Funding for 'Space Force' Fails to Make Defense Budget Bill

Funding for ‘Space Force’ Fails to Make Defense Budget Bill

By Debbie Gregory

It looks as though Congress has put the brakes on President Trump’s sixth military branch, the “Space Force.”

Funding for the project was left out of the $716 billion defense budget for fiscal 2019, which begins October 1st. The president has repeatedly called for a Space Force as a new military branch that would be “separate but equal” to the Army, Navy, Air Force, Marine Corps and Coast Guard, similar to the way the Marine Corps is part of the Navy.

While it is not clear how this will be paid for, Defense Department leaders are reportedly beginning to create three of the four elements of the Space Force in coming months: a new combatant command for space, a new joint agency to buy satellites for the military, and a new warfighting community that draws space operators from all service branches.

But the forth component of the Space Force, which involves creating a whole new military branch with services like financial management and facilities construction, requires congressional approval.

According to Defense Department spokesman Jamie Davis, an official report laying the groundwork for what a Space Force would look like is due to Congress shortly.

“I’m opposed to [creating a sixth branch],” Sen. James Inhofe of Oklahoma, the number-two Republican on the Armed Services Committee, said Wednesday. “I know the president has strong feelings.

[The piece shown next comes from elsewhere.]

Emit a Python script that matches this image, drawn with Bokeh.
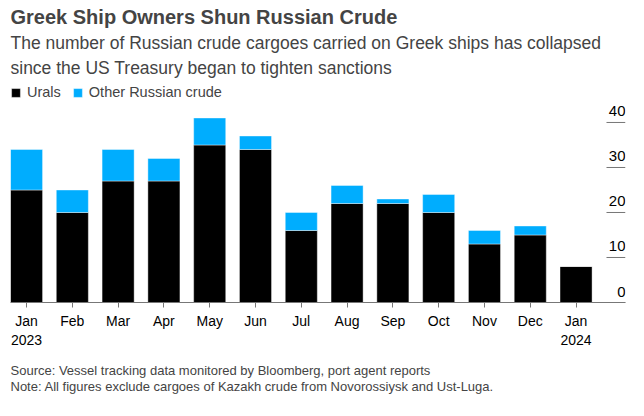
from bokeh.plotting import figure
from bokeh.models import ColumnDataSource, FixedTicker, Title, Range1d
from bokeh.core.properties import value
from bokeh.embed import file_html
from bokeh.resources import INLINE

months = ["Jan\n2023", "Feb", "Mar", "Apr", "May", "Jun", "Jul",
          "Aug", "Sep", "Oct", "Nov", "Dec", "Jan\n2024"]
urals = [25, 20, 27, 27, 35, 34, 16, 22, 22, 20, 13, 15, 8]
other = [9, 5, 7, 5, 6, 3, 4, 4, 1, 4, 3, 2, 0]
y_ticks = [0, 10, 20, 30, 40]
y_labels = ["0", "10", "20", "30", "40"]
series = ["urals", "other"]
series_names = ["Urals", "Other Russian crude"]

FONT = "Liberation Sans"
BLUE = "#00adfe"
GRAY = "#777777"

x = list(range(len(months)))
src = ColumnDataSource(dict(x=x, urals=urals, other=other))

X_START, X_END = -0.35, 13.08
Y_END = 48.44
STUB = 0.415  # length of the value-axis stubs, in x units

p = figure(frame_width=615, frame_height=218,
           x_range=Range1d(X_START, X_END), y_range=Range1d(0, Y_END),
           y_axis_location=None, title=None,
           output_backend="svg", toolbar_location=None,
           min_border_left=10, min_border_right=10,
           min_border_top=84, min_border_bottom=100)
p.outline_line_color = None
p.xgrid.visible = False
p.ygrid.visible = False
p.background_fill_color = "white"

p.vbar_stack(series, x="x", width=0.7, color=["#000000", BLUE], source=src,
             legend_label=series_names, line_color="white", line_alpha=0.4,
             line_width=1)

# x axis
xa = p.xaxis[0]
xa.ticker = FixedTicker(ticks=x)
xa.major_label_overrides = {i: m for i, m in zip(x, months)}
xa.axis_line_color = GRAY
xa.major_tick_line_color = GRAY
xa.major_tick_in = 0
xa.major_tick_out = 5
xa.minor_tick_line_color = None
xa.major_label_text_font = FONT
xa.major_label_text_font_size = "14px"
xa.major_label_text_color = "#000000"
xa.major_label_standoff = 5

# value-axis stubs on the right with labels sitting above them
n = len(y_ticks)
p.segment(x0=[X_END - STUB] * n, x1=[X_END] * n, y0=y_ticks, y1=y_ticks,
          line_color=GRAY, line_width=1)
p.text(x=[X_END] * n, y=y_ticks, text=y_labels,
       text_align="right", text_baseline="bottom", y_offset=-6,
       text_font=value(FONT), text_font_size="15px", text_color="#000000")

# legend
lg = p.legend[0]
lg.orientation = "horizontal"
lg.location = "top_left"
lg.border_line_color = None
lg.background_fill_alpha = 0
lg.label_text_font = FONT
lg.label_text_font_size = "14.5px"
lg.glyph_width = 11
lg.glyph_height = 11
lg.label_standoff = 6
lg.spacing = 11
lg.padding = 0
lg.margin = 0

# titles (later additions go outward)
p.add_layout(Title(text="The number of Russian crude cargoes carried on Greek ships has collapsed\n"
                        "since the US Treasury began to tighten sanctions",
                   text_font=FONT, text_font_size="17.5px", text_line_height=1.257,
                   text_font_style="normal", align="left", standoff=12), "above")
p.add_layout(Title(text="Greek Ship Owners Shun Russian Crude",
                   text_font=FONT, text_font_size="20px",
                   text_font_style="bold", align="left", standoff=-5), "above")

p.add_layout(Title(text="Source: Vessel tracking data monitored by Bloomberg, port agent reports\n"
                        "Note: All figures exclude cargoes of Kazakh crude from Novorossiysk and Ust-Luga.",
                   text_font=FONT, text_font_size="13px", text_line_height=1.1,
                   text_font_style="normal", align="left", standoff=19), "below")

open("out.html", "w").write(file_html(p, INLINE))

I think we can do that without a new branch.”

A bipartisan majority of the House signaled its support for the Air Force to continue to fulfill space duties. Close watchers of the debate see a determined push by the White House to fulfill the president’s demands

Press Secretary Sarah Huckabee Sanders told reporters that the White House was “continuing to work with the Department of Defense to figure out the best way forward, something the president feels strongly about.”